▶ _Recorded data_
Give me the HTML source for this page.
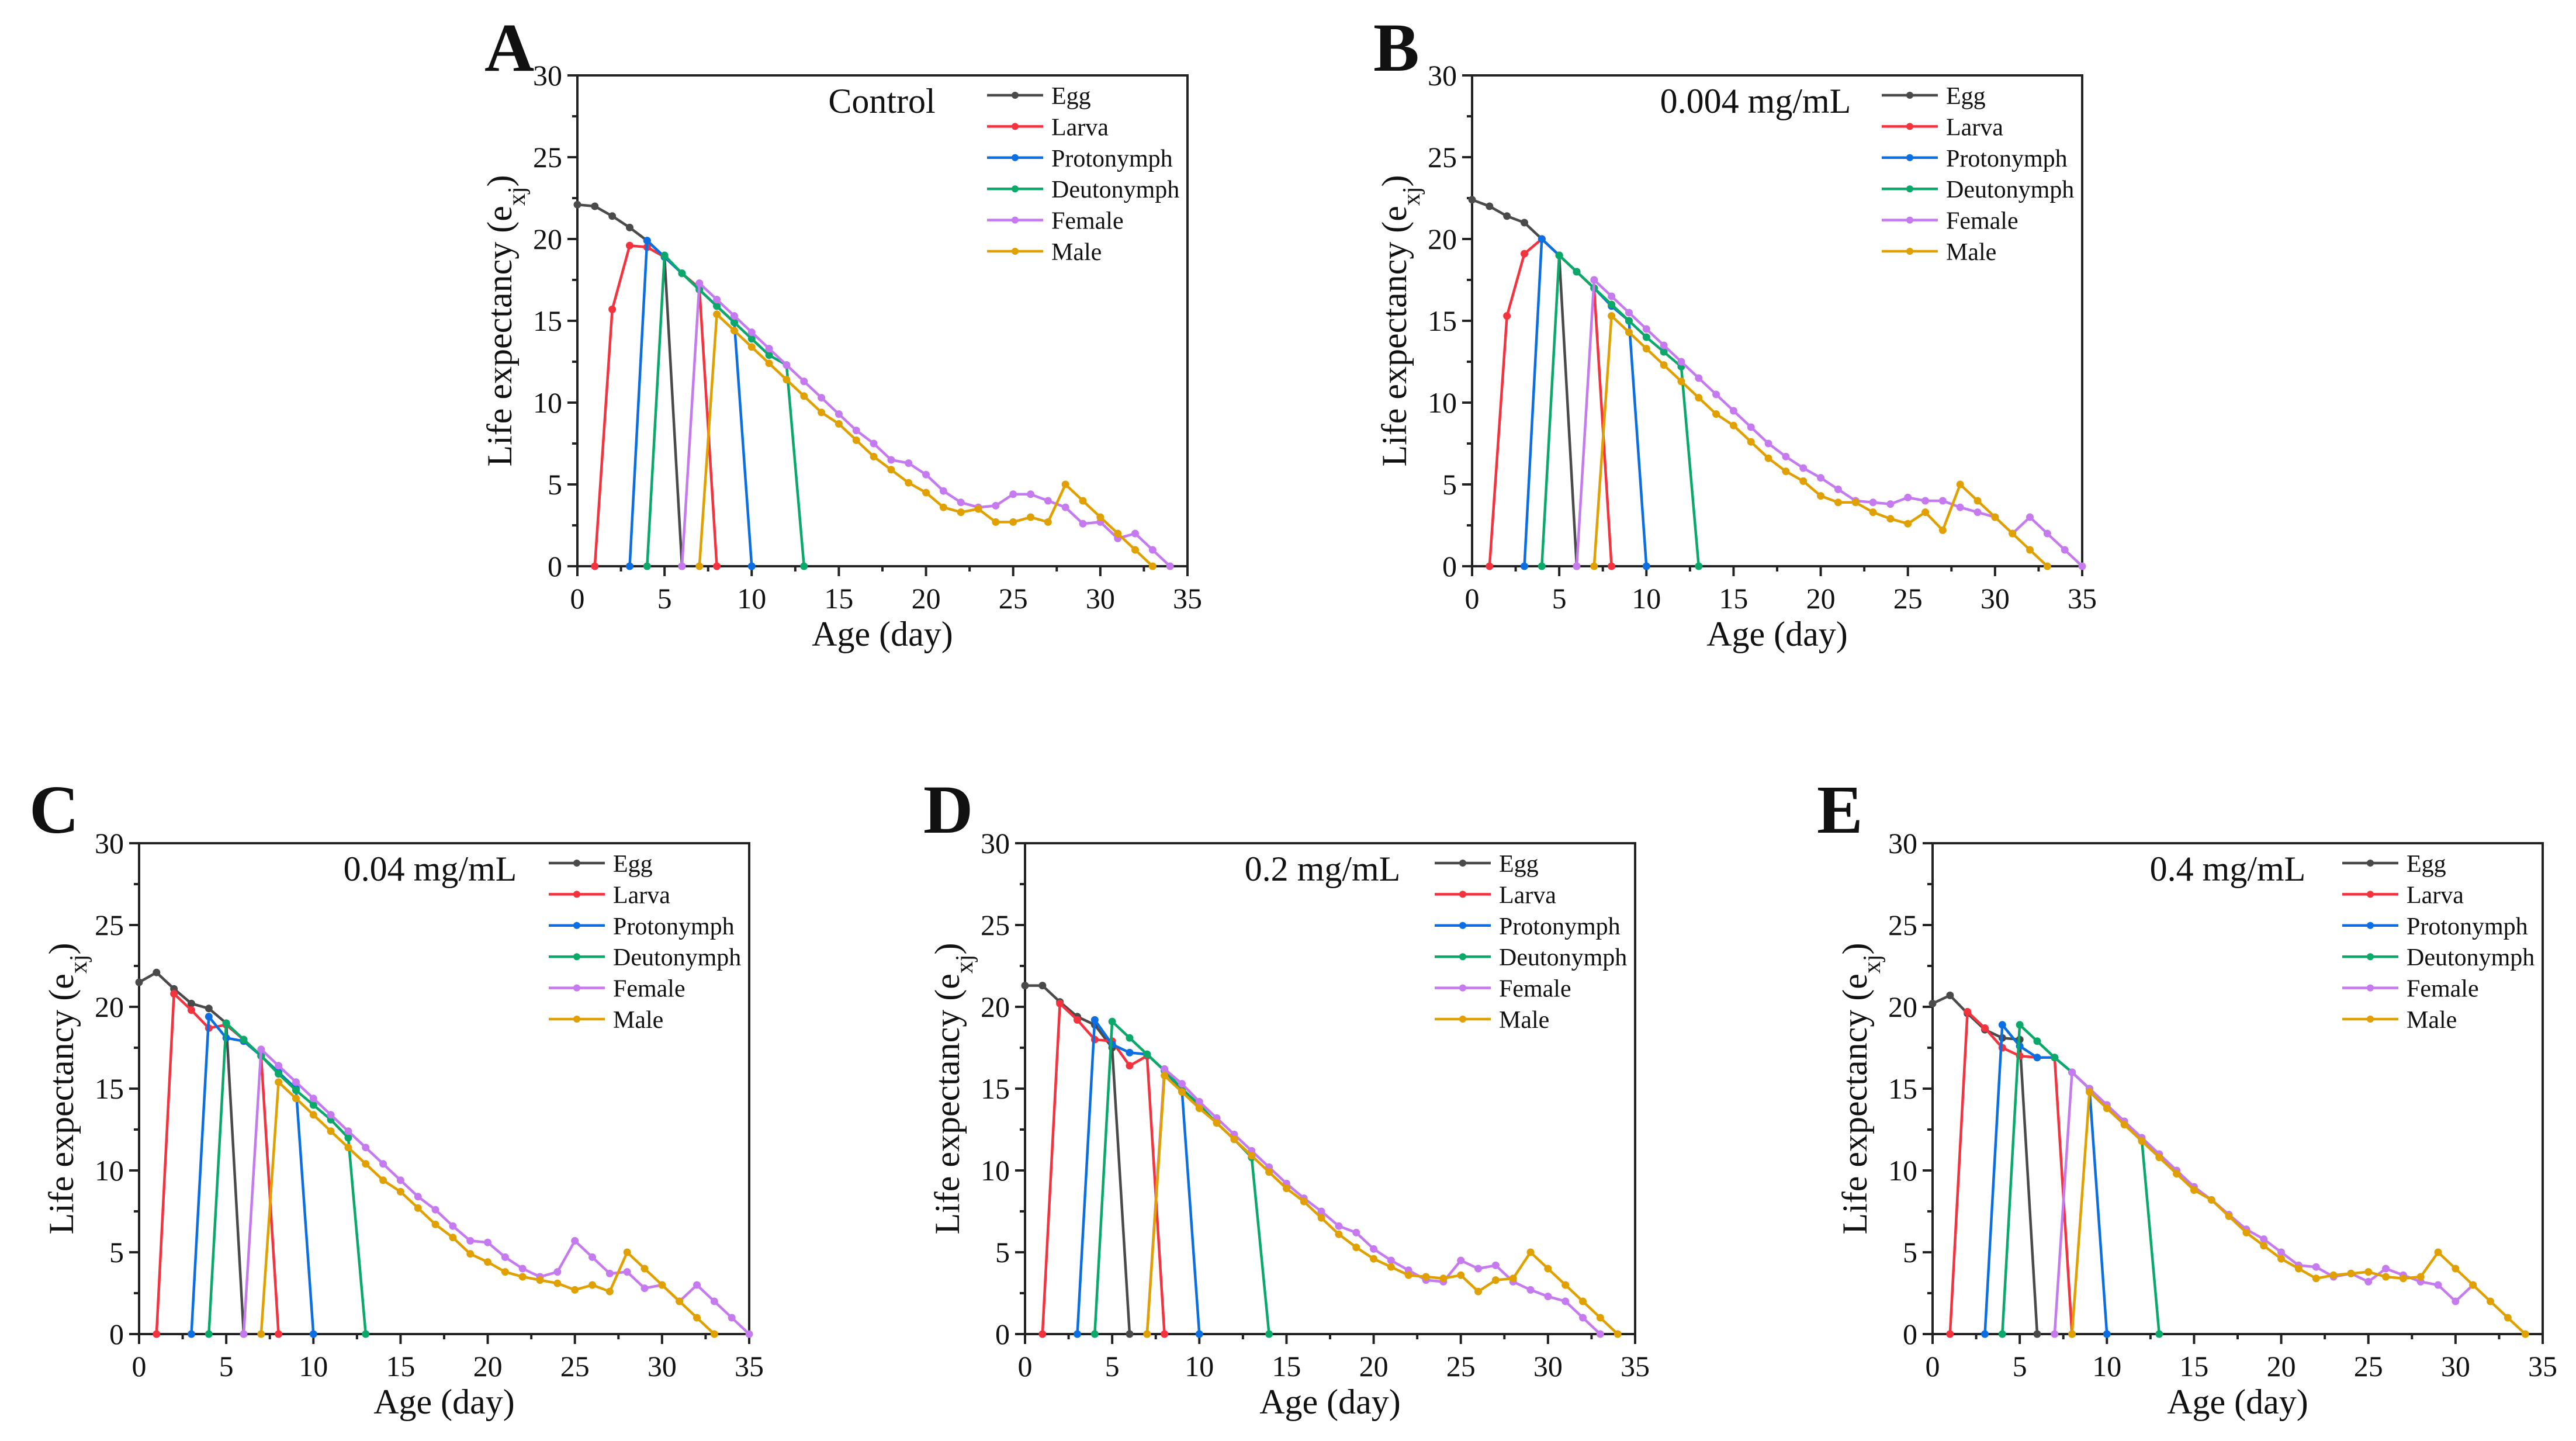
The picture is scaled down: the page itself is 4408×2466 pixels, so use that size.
<!DOCTYPE html>
<html><head><meta charset="utf-8">
<style>
html,body{margin:0;padding:0;background:#fff;}
svg{display:block;}
text{font-family:"Liberation Serif",serif;fill:#111;}
</style></head>
<body>
<svg id="fig" width="4408" height="2466" viewBox="0 0 4408 2466" xmlns="http://www.w3.org/2000/svg"></svg>
<script>
// ---- Data (age in days, life expectancy e_xj) ----
const stageNames = ["Egg","Larva","Protonymph","Deutonymph","Female","Male"];
const xTicks = [0,5,10,15,20,25,30,35];
const yTicks = [0,5,10,15,20,25,30];

// Panel A: Control
const aStart = [0,1,3,4,6,7];
const aEgg = [22.1,22.0,21.4,20.7,19.9,18.9,0];
const aLarva = [0,15.7,19.6,19.5,18.9,17.9,17.0,0];
const aProto = [0,19.9,18.9,17.9,16.9,15.9,14.9,0];
const aDeuto = [0,19.0,17.9,16.9,15.9,14.9,13.9,12.9,12.3,0];
const aFemale = [0,17.3,16.3,15.3,14.3,13.3,12.3,11.3,10.3,9.3,8.3,7.5,6.5,6.3,5.6,4.6,3.9,3.6,3.7,4.4,4.4,4.0,3.6,2.6,2.7,1.7,2.0,1.0,0];
const aMale = [0,15.4,14.4,13.4,12.4,11.4,10.4,9.4,8.7,7.7,6.7,5.9,5.1,4.5,3.6,3.3,3.5,2.7,2.7,3.0,2.7,5.0,4.0,3.0,2.0,1.0,0];

// Panel B: 0.004 mg/mL
const bStart = [0,1,3,4,6,7];
const bEgg = [22.4,22.0,21.4,21.0,20.0,19.0,0];
const bLarva = [0,15.3,19.1,20.0,19.0,18.0,17.0,0];
const bProto = [0,20.0,19.0,18.0,17.0,15.9,15.0,0];
const bDeuto = [0,19.0,18.0,17.0,16.0,15.0,14.0,13.1,12.2,0];
const bFemale = [0,17.5,16.5,15.5,14.5,13.5,12.5,11.5,10.5,9.5,8.5,7.5,6.7,6.0,5.4,4.7,4.0,3.9,3.8,4.2,4.0,4.0,3.6,3.3,3.0,2.0,3.0,2.0,1.0,0];
const bMale = [0,15.3,14.3,13.3,12.3,11.3,10.3,9.3,8.6,7.6,6.6,5.8,5.2,4.3,3.9,3.9,3.3,2.9,2.6,3.3,2.2,5.0,4.0,3.0,2.0,1.0,0];

// Panel C: 0.04 mg/mL
const cStart = [0,1,3,4,6,7];
const cEgg = [21.5,22.1,21.1,20.2,19.9,19.0,0];
const cLarva = [0,20.8,19.8,18.7,18.9,18.0,17.0,0];
const cProto = [0,19.4,18.1,17.9,17.0,16.0,15.0,0];
const cDeuto = [0,19.0,18.0,17.0,15.9,14.9,14.0,13.1,12.0,0];
const cFemale = [0,17.4,16.4,15.4,14.4,13.4,12.4,11.4,10.4,9.4,8.4,7.6,6.6,5.7,5.6,4.7,4.0,3.5,3.8,5.7,4.7,3.7,3.8,2.8,3.0,2.0,3.0,2.0,1.0,0];
const cMale = [0,15.4,14.4,13.4,12.4,11.4,10.4,9.4,8.7,7.7,6.7,5.9,4.9,4.4,3.8,3.5,3.3,3.1,2.7,3.0,2.6,5.0,4.0,3.0,2.0,1.0,0];

// Panel D: 0.2 mg/mL
const dStart = [0,1,3,4,7,7];
const dEgg = [21.3,21.3,20.3,19.4,18.9,17.5,0];
const dLarva = [0,20.2,19.2,18.0,17.9,16.4,17.0,0];
const dProto = [0,19.2,17.7,17.2,17.1,16.1,14.9,0];
const dDeuto = [0,19.1,18.1,17.1,16.1,15.0,14.0,12.9,11.9,10.8,0];
const dFemale = [0,16.2,15.3,14.2,13.2,12.2,11.2,10.2,9.2,8.3,7.5,6.6,6.2,5.2,4.5,3.9,3.3,3.2,4.5,4.0,4.2,3.2,2.7,2.3,2.0,1.0,0];
const dMale = [0,15.8,14.8,13.8,12.9,11.9,10.9,9.9,8.9,8.1,7.1,6.1,5.3,4.6,4.1,3.6,3.5,3.4,3.6,2.6,3.3,3.4,5.0,4.0,3.0,2.0,1.0,0];

// Panel E: 0.4 mg/mL
const eStart = [0,1,3,4,7,8];
const eEgg = [20.2,20.7,19.6,18.6,18.1,18.0,0];
const eLarva = [0,19.7,18.7,17.5,17.0,16.9,16.9,0];
const eProto = [0,18.9,17.6,16.9,16.9,16.0,15.0,0];
const eDeuto = [0,18.9,17.9,16.9,16.0,15.0,14.0,13.0,11.9,0];
const eFemale = [0,16.0,15.0,14.0,13.0,12.0,11.0,10.0,9.0,8.2,7.3,6.4,5.8,5.0,4.2,4.1,3.5,3.7,3.2,4.0,3.6,3.2,3.0,2.0,3.0];
const eMale = [0,14.8,13.8,12.8,11.8,10.8,9.8,8.8,8.2,7.2,6.2,5.4,4.6,4.0,3.4,3.6,3.7,3.8,3.5,3.4,3.5,5.0,4.0,3.0,2.0,1.0,0];

const colors = ["#4a4a4a","#f5333f","#0b6fe3","#0aa96a","#c57bef","#e0a000"];
const NS = "http://www.w3.org/2000/svg";
const svg = document.getElementById("fig");

const panels = [
  {id:"a", letter:"A", cond:"Control", left:988, top:129, start:aStart, series:[aEgg,aLarva,aProto,aDeuto,aFemale,aMale], condX:521, letterX:829, letterY:121},
  {id:"b", letter:"B", cond:"0.004 mg/mL", left:2519, top:129, start:bStart, series:[bEgg,bLarva,bProto,bDeuto,bFemale,bMale], condX:485, letterX:2350, letterY:121},
  {id:"c", letter:"C", cond:"0.04 mg/mL", left:238, top:1443, start:cStart, series:[cEgg,cLarva,cProto,cDeuto,cFemale,cMale], condX:498, letterX:50, letterY:1425},
  {id:"d", letter:"D", cond:"0.2 mg/mL", left:1754, top:1443, start:dStart, series:[dEgg,dLarva,dProto,dDeuto,dFemale,dMale], condX:509, letterX:1580, letterY:1425},
  {id:"e", letter:"E", cond:"0.4 mg/mL", left:3307, top:1443, start:eStart, series:[eEgg,eLarva,eProto,eDeuto,eFemale,eMale], condX:505, letterX:3109, letterY:1425}
];
const W = 1044, H = 840;

function mk(tag, attrs, parent){
  const el = document.createElementNS(NS, tag);
  for (const k in attrs) el.setAttribute(k, attrs[k]);
  (parent||svg).appendChild(el);
  return el;
}

panels.forEach(p => {
  const g = mk("g", {});
  
  
  const xs = v => p.left + v / 35 * W;
  const ys = v => p.top + H - v / 30 * H;
  const bottom = p.top + H;

  const lt = mk("text", {x:p.letterX, y:p.letterY, "font-size":118, "font-weight":"bold"}, g);
  lt.textContent = p.letter;
  
  

  const fr = mk("rect", {x:p.left, y:p.top, width:W, height:H, fill:"none", stroke:"#222", "stroke-width":4}, g);
  
  

  for (let v = 0; v <= 35; v += 2.5) {
    const major = v % 5 === 0;
    const t = mk("line", {x1:xs(v), x2:xs(v), y1:bottom, y2:bottom + (major?17:9), stroke:"#222", "stroke-width":4}, g);
    
    
  }
  xTicks.forEach(v => {
    const t = mk("text", {x:xs(v), y:bottom + 72, "font-size":50, "text-anchor":"middle"}, g);
    t.textContent = v;
    
    
  });
  for (let v = 0; v <= 30; v += 2.5) {
    const major = v % 5 === 0;
    const t = mk("line", {x1:p.left, x2:p.left - (major?17:9), y1:ys(v), y2:ys(v), stroke:"#222", "stroke-width":4}, g);
    
    
  }
  yTicks.forEach(v => {
    const t = mk("text", {x:p.left - 26, y:ys(v) + 17, "font-size":50, "text-anchor":"end"}, g);
    t.textContent = v;
    
    
  });
  const xt = mk("text", {x:p.left + W/2, y:bottom + 136, "font-size":60, "text-anchor":"middle"}, g);
  xt.textContent = "Age (day)";
  
  
  const yt = mk("text", {x:0, y:0, "font-size":60, "text-anchor":"middle", transform:`translate(${p.left - 113},${p.top + H/2}) rotate(-90)`}, g);
  yt.innerHTML = 'Life expectancy (e<tspan baseline-shift="sub" font-size="42">xj</tspan>)';
  
  

  const ct = mk("text", {x:p.left + p.condX, y:p.top + 64, "font-size":60, "text-anchor":"middle"}, g);
  ct.textContent = p.cond;
  
  

  p.series.forEach((vals, si) => {
    const s0 = p.start[si];
    const sg = mk("g", {}, g);
    
    
    const pts = vals.map((v, i) => xs(s0 + i).toFixed(1) + "," + ys(v).toFixed(1)).join(" ");
    const pl = mk("polyline", {points:pts, fill:"none", stroke:colors[si], "stroke-width":4.5, "stroke-linejoin":"round"}, sg);
    
    
    vals.forEach((v, i) => {
      const c = mk("circle", {cx:xs(s0 + i), cy:ys(v), r:6.5, fill:colors[si]}, sg);
      
      
    });
  });

  const lg = mk("g", {}, g);
  
  
  stageNames.forEach((n, i) => {
    const y = p.top + 34 + i * 53.4;
    const e = mk("g", {}, lg);
    
    
    mk("line", {x1:p.left + 701, x2:p.left + 797, y1:y, y2:y, stroke:colors[i], "stroke-width":4.5}, e);
    mk("circle", {cx:p.left + 749, cy:y, r:6, fill:colors[i]}, e);
    const t = mk("text", {x:p.left + 811, y:y + 15, "font-size":42}, e);
    t.textContent = n;
  });
});
</script>
</body></html>
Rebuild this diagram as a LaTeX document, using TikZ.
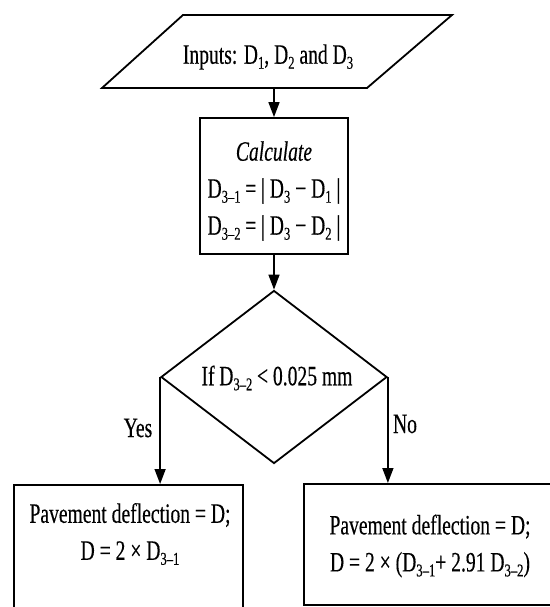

▶ _Problem details_
In the listing above, locate the line containing "The picture is" and the line containing "const yTicks = [0,5,10,15,20,25,30];". Transcribe those two lines and everything between them, exactly as written.

▶ _Exercise solution_
The picture is scaled down: the page itself is 4408×2466 pixels, so use that size.
<!DOCTYPE html>
<html><head><meta charset="utf-8">
<style>
html,body{margin:0;padding:0;background:#fff;}
svg{display:block;}
text{font-family:"Liberation Serif",serif;fill:#111;}
</style></head>
<body>
<svg id="fig" width="4408" height="2466" viewBox="0 0 4408 2466" xmlns="http://www.w3.org/2000/svg"></svg>
<script>
// ---- Data (age in days, life expectancy e_xj) ----
const stageNames = ["Egg","Larva","Protonymph","Deutonymph","Female","Male"];
const xTicks = [0,5,10,15,20,25,30,35];
const yTicks = [0,5,10,15,20,25,30];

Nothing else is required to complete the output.